An older Vicki, still played by O'Brien, returns in an episode of the 60th Anniversary spin-off Tales of the TARDIS, with Peter Purves as Steven. Drawn from their respective timelines into a Memory Tardis, they recall the events of The Time Meddler and share details of their lives after leaving the First Doctor. Vicki and Troilus became olive farmers in Troy, having children and grandchildren. The episode ends with the off-screen voice of William Hartnell, suggesting the Doctor has joined them.

===Other media===
Vicki appears in several spin-off short stories in the BBC Short Trips range. In "Apocrypha Bipedium" by Ian Potter, the Eighth Doctor – having convinced her that he is a later Doctor rather than a younger one as Vicki first believed due to her ignorance of Regeneration – advises her and Troilus to move to Cornwall to avoid the tragic conclusion to their story as related by William Shakespeare.

The Big Finish audio story Frostfire (The Companion Chronicles, 2007) is told by an older Vicki living in Carthage, where she and Troilus traveled with Aeneas, had children and settled, although it is shown that she now regrets her decision to stay in Troy. Frostfire portrays Vicki as somewhat lonely and isolated, conversing with a somewhat malevolent living cinder (a spark of the phoenix) because it is the only being with whom she can discuss her travels with the Doctor. Vicki also appears in The Suffering (2010) alongside Steven and The Rocket Men (The Companion Chronicles, 2011) alongside Ian and Barbara. She also featured in the release titled The Dark Planet, which is an adaptation of an unmade story submitted for season two. Maureen O'Brien provided narration for these stories, aside from The Rocket Men, which was read by Russell. Vicki also appears with Steven and the Fifth Doctor in the audio The Secret History, when the Fifth Doctor swaps places with the First before a crucial adventure as part of a complex plan by the Monk.

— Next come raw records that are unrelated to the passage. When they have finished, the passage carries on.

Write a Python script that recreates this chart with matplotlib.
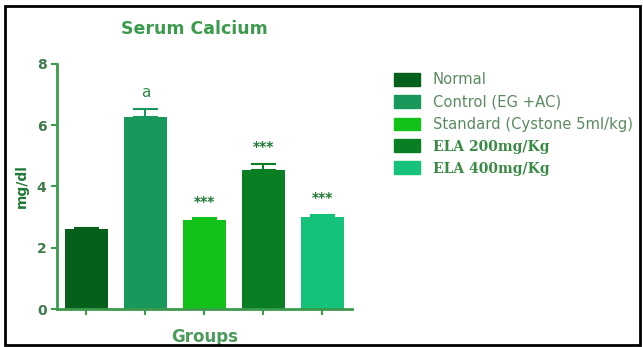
import matplotlib
matplotlib.use("Agg")
import matplotlib.pyplot as plt
from matplotlib.patches import Patch, Rectangle

groups = ["Normal", "Control (EG +AC)", "Standard (Cystone 5ml/kg)",
          "ELA 200mg/Kg", "ELA 400mg/Kg"]
means = [2.62, 6.28, 2.92, 4.55, 3.02]
errors = [0.03, 0.25, 0.04, 0.2, 0.06]
marks = ["", "a", "***", "***", "***"]
colors = ["#05601c", "#19985c", "#12c218", "#0a7e22", "#14c27a"]

fig = plt.figure(figsize=(6.43, 3.47), dpi=100)
ax = fig.add_axes([0.0886, 0.1095, 0.4584, 0.7061])

x = list(range(len(means)))
ax.bar(x, means, width=0.73, color=colors)
for xi, m, e, c, t in zip(x, means, errors, colors, marks):
    ax.errorbar(xi, m, yerr=[[0], [e]], fmt="none", ecolor=c,
                capsize=9, elinewidth=1.5, capthick=1.5)
    ax.text(xi, m + e + 0.3, t, ha="center", va="bottom",
            fontsize=11 if t == "a" else 10, fontweight="normal" if t == "a" else "bold",
            color="#2e8b4a" if t == "a" else "#1f7a35")

green = "#3c9a4c"
ax.set_xlim(-0.5, 4.5)
ax.set_ylim(0, 8)
ax.set_yticks([0, 2, 4, 6, 8])
ax.set_xticks(x)
ax.set_xticklabels([])
for s in ["top", "right"]:
    ax.spines[s].set_visible(False)
for s in ["left", "bottom"]:
    ax.spines[s].set_color(green)
    ax.spines[s].set_linewidth(2)
ax.tick_params(colors=green, width=1.5, length=4, labelsize=10)
for lab in ax.get_yticklabels():
    lab.set_fontweight("bold")
    lab.set_color("#3f7a4a")
ax.set_ylabel("mg/dl", fontsize=10, fontweight="bold", color="#1f7a35", labelpad=6)
ax.set_xlabel("Groups", fontsize=12, fontweight="bold", color="#4a9a5a", labelpad=6)
fig.text(0.303, 0.917, "Serum Calcium", ha="center", va="center",
         fontsize=12.5, fontweight="bold", color="#3c9a4c")

handles = [Patch(facecolor=c, edgecolor=c) for c in colors]
leg = fig.legend(handles, groups, loc="upper left", bbox_to_anchor=(0.592, 0.83),
                 frameon=False, fontsize=10.6, handlelength=1.75, handleheight=0.95,
                 handletextpad=0.9, labelspacing=0.5)
for i, t in enumerate(leg.get_texts()):
    if i < 3:
        t.set_color("#5a8a60")
    else:
        t.set_family("serif")
        t.set_fontweight("bold")
        t.set_fontsize(10)
        t.set_color("#3a8a45")

fig.patches.append(Rectangle((0.008, 0.006), 0.987, 0.978, transform=fig.transFigure,
                             fill=False, edgecolor="black", linewidth=2))
fig.savefig("out.png", dpi=100)
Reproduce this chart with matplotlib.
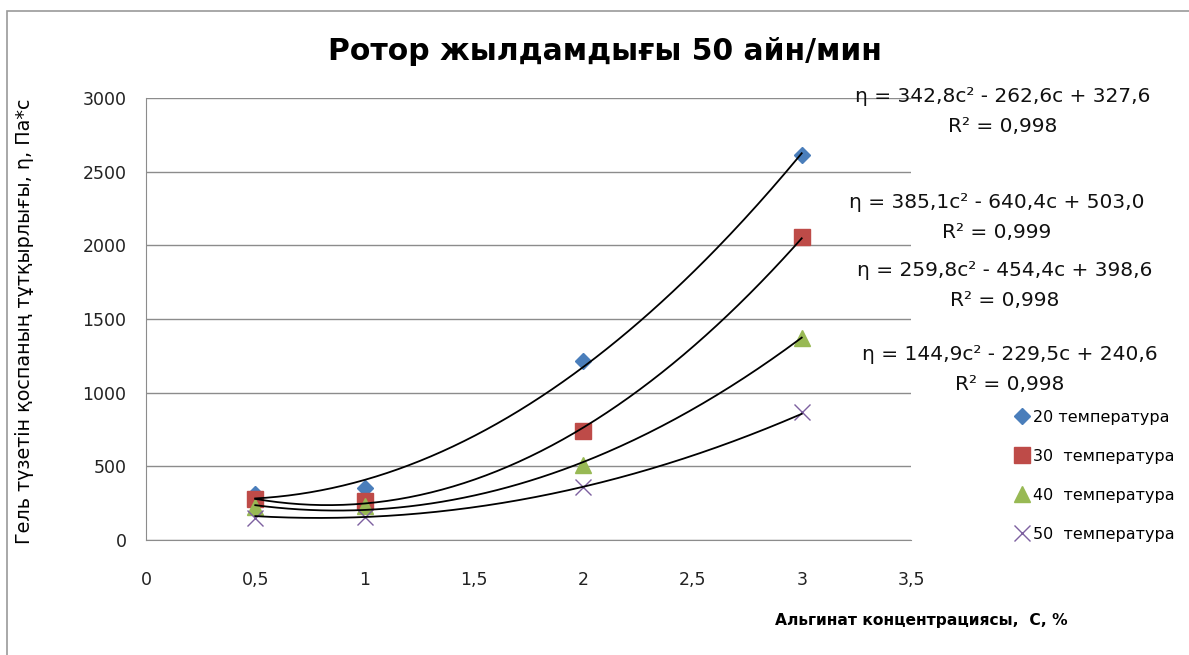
import matplotlib.pyplot as plt
import numpy as np
from matplotlib.patches import Rectangle

plt.rcParams['font.family'] = ['DejaVu Sans']

# alginate concentration, %
conc = [0.5, 1, 2, 3]

# viscosity at each temperature
t20 = [315, 352, 1215, 2613]
t30 = [276, 262, 742, 2059]
t40 = [225, 228, 509, 1369]
t50 = [150, 156, 358, 867]

labels = ['20 температура', '30  температура', '40  температура', '50  температура']

# quadratic trendline coefficients (a, b, c) and R^2 shown on the chart
coef20 = [342.8, -262.6, 327.6]
coef30 = [385.1, -640.4, 503.0]
coef40 = [259.8, -454.4, 398.6]
coef50 = [144.9, -229.5, 240.6]
r2 = [0.998, 0.999, 0.998, 0.998]

W, H = 1189, 655
fig = plt.figure(figsize=(W / 100, H / 100), dpi=100)
ax = fig.add_axes([146 / W, 1 - 540 / H, (911 - 146) / W, (540 - 98) / H])

series = [t20, t30, t40, t50]
coefs = [coef20, coef30, coef40, coef50]
colors = ['#4A7EBB', '#BE4B48', '#98B954', '#7D60A0']
markers = ['D', 's', '^', 'x']
sizes = [8.5, 11, 12, 11]

handles = []
for ys, col, mk, ms, lab in zip(series, colors, markers, sizes, labels):
    if mk == 'x':
        h, = ax.plot(conc, ys, ls='none', marker=mk, ms=ms, color=col, mew=1.0, zorder=3, label=lab)
    else:
        h, = ax.plot(conc, ys, ls='none', marker=mk, ms=ms, color=col, mec=col, zorder=3, label=lab)
    handles.append(h)

xs = np.linspace(conc[0], conc[-1], 200)
for cf in coefs:
    ax.plot(xs, np.polyval(cf, xs), color='black', lw=1.3, zorder=4)

ax.set_xlim(0, 3.5)
ax.set_ylim(0, 3000)
ax.set_xticks(np.arange(0, 3.51, 0.5))
ax.set_xticklabels([('%g' % v).replace('.', ',') for v in np.arange(0, 3.51, 0.5)])
ax.set_yticks(range(0, 3001, 500))
ax.yaxis.grid(True, color='#8c8c8c', lw=1.0)
ax.set_axisbelow(True)
for s in ['top', 'right']:
    ax.spines[s].set_visible(False)
ax.spines['left'].set_color('#8c8c8c')
ax.spines['bottom'].set_color('#8c8c8c')
ax.tick_params(axis='both', length=0, labelsize=12.5, colors='#222222')
ax.tick_params(axis='x', pad=22)
ax.tick_params(axis='y', pad=14)

# trendline equations
eq_pos = [(1003, 96, 127), (997, 202, 233), (1005, 270, 300), (1010, 355, 385)]
for cf, r, (cx, ye, yr) in zip(coefs, r2, eq_pos):
    eq = 'η = %.1fc² - %.1fc + %.1f' % (cf[0], abs(cf[1]), cf[2])
    fig.text(cx / W, 1 - ye / H, eq.replace('.', ','), ha='center', va='center', fontsize=14.5, color='#111111')
    fig.text(cx / W, 1 - yr / H, ('R² = %.3f' % r).replace('.', ','), ha='center', va='center', fontsize=14.5, color='#111111')

fig.legend(handles=handles, loc='upper left', bbox_to_anchor=(1008 / W, 1 - 402 / H),
           frameon=False, fontsize=11.5, handlelength=0.8, handletextpad=0.25,
           labelspacing=1.5, borderpad=0)

fig.text(605 / W, 1 - 52 / H, 'Ротор жылдамдығы 50 айн/мин', ha='center', va='center',
         fontsize=21.5, fontweight='bold')
fig.text(921 / W, 1 - 620 / H, 'Альгинат концентрациясы,  С, %', ha='center', va='center',
         fontsize=11.2, fontweight='bold')
fig.text(25 / W, 1 - 321 / H, 'Гель түзетін қоспаның тұтқырлығы, η, Па*с', ha='center', va='center',
         rotation=90, fontsize=13.8)

# outer chart border
fig.patches.append(Rectangle((7 / W, -0.1), 1.2, 1.1 - 11 / H, transform=fig.transFigure,
                             fill=False, edgecolor='#9a9a9a', lw=1.2))

fig.savefig('out.png', dpi=100)
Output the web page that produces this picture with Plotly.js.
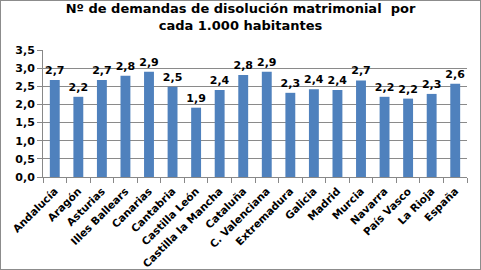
<!DOCTYPE html>
<html><head><meta charset="utf-8">
<script src="https://cdn.plot.ly/plotly-3.0.1.min.js"></script>
<style>
html,body{margin:0;padding:0;background:#fff;}
#c{width:479px;height:268px;border:1px solid #8c8c8c;}
</style></head>
<body><div id="c"></div>
<script>
const categories = ["Andalucía","Aragón","Asturias","Illes Ballears","Canarias","Cantabria","Castilla León","Castilla la Mancha","Cataluña","C. Valenciana","Extremadura","Galicia","Madrid","Murcia","Navarra","País Vasco","La Rioja","España"];
const values = [2.67,2.21,2.67,2.79,2.90,2.49,1.91,2.40,2.81,2.90,2.32,2.42,2.40,2.66,2.21,2.16,2.29,2.57];

const fontFam = "DejaVu Sans, Verdana, sans-serif";
const data = [{
  type: "bar",
  x: categories,
  y: values,
  marker: {color: "#4F81BD"},
  width: 0.42,
  texttemplate: "%{y:.1f}",
  textposition: "outside",
  constraintext: "none",
  cliponaxis: false,
  textfont: {family: fontFam, size: 11, color: "#000", weight: "bold"},
  hoverinfo: "none"
}];
const layout = {
  width: 479, height: 268,
  separators: ",.",
  margin: {l: 42, r: 13, t: 49, b: 92},
  paper_bgcolor: "#fff", plot_bgcolor: "#fff",
  showlegend: false,
  uniformtext: {mode: false},
  title: {text: "<b>Nº de demandas de disolución matrimonial  por<br>cada 1.000 habitantes</b>",
    x: 0.5, xanchor: "center", y: 0.955, yanchor: "top",
    font: {family: fontFam, size: 13, color: "#000"}},
  xaxis: {
    type: "category",
    tickangle: -45,
    tickfont: {family: fontFam, size: 10.5, color: "#000", weight: "bold"},
    ticklabelstandoff: 3,
    showline: true, linecolor: "#888", linewidth: 1,
    ticks: "outside", ticklen: 5, tickcolor: "#888",
    tickson: "boundaries",
    showgrid: false
  },
  yaxis: {
    range: [0, 3.5],
    dtick: 0.5,
    tickformat: ".1f",
    tickfont: {family: fontFam, size: 11, color: "#000", weight: "bold"},
    showline: true, linecolor: "#888", linewidth: 1,
    ticks: "outside", ticklen: 5, tickcolor: "#888",
    showgrid: true, gridcolor: "#8a8a8a", gridwidth: 1,
    zeroline: false
  },
  bargap: 0.58
};
Plotly.newPlot("c", data, layout, {displayModeBar: false, staticPlot: true});
</script></body></html>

Vicki appears in two First Doctor novels of the Virgin Missing Adventures range: The Plotters by Gareth Roberts (1996) alongside Ian and Barbara, and The Empire of Glass by Andy Lane (1995) alongside Steven and Irving Braxiatel. She appears with Ian and Barbara in the Past Doctor Adventures novels Byzantium! by Keith Topping (2001) and The Eleventh Tiger by David A. McIntee (2004). The latter states that her full name is Vicki Pallister.

==Development==
Vicki was the replacement for the Doctor's granddaughter, Susan (Carole Ann Ford), who was the first companion to leave Doctor Who; Ford was displeased with the lack of her character's development. In contrast to Susan, Vicki was conceived as an Earth orphan from the future; the production team considered many names from here, some of them odd like "Luckky" and "Tanni". Maureen O'Brien had just come out of drama school when she was cast; it was her first television acting job. Doctor Who creator Sydney Newman told O'Brien that they were considering having her cut her hair and dye it black. O'Brien refused, saying, "Why don't you just get Carole Ann Ford back?"

==Reception==
Reviewing The Time Meddler, Christopher Bahn of The A.V. Club wrote that Vicki was "more than just a replacement of Susan but an improvement on her", due to O'Brien being a "much more engaging and lively actress". Bahn also felt that Vicki was a "more effective conversational foil" to Steven than Susan would have been. Radio Times reviewer Mark Braxton praised the way Vicki takes control in The Space Museum, comparing her to later companion Sarah Jane Smith (Elisabeth Sladen). Despite this, Braxton felt that the character was "badly underused", though he wrote positively of how her departure was handled, and Braxton's colleague Patrick Mulkern wrote that Vicki showed "promise" in her first story but was "short-changed by subsequent writers".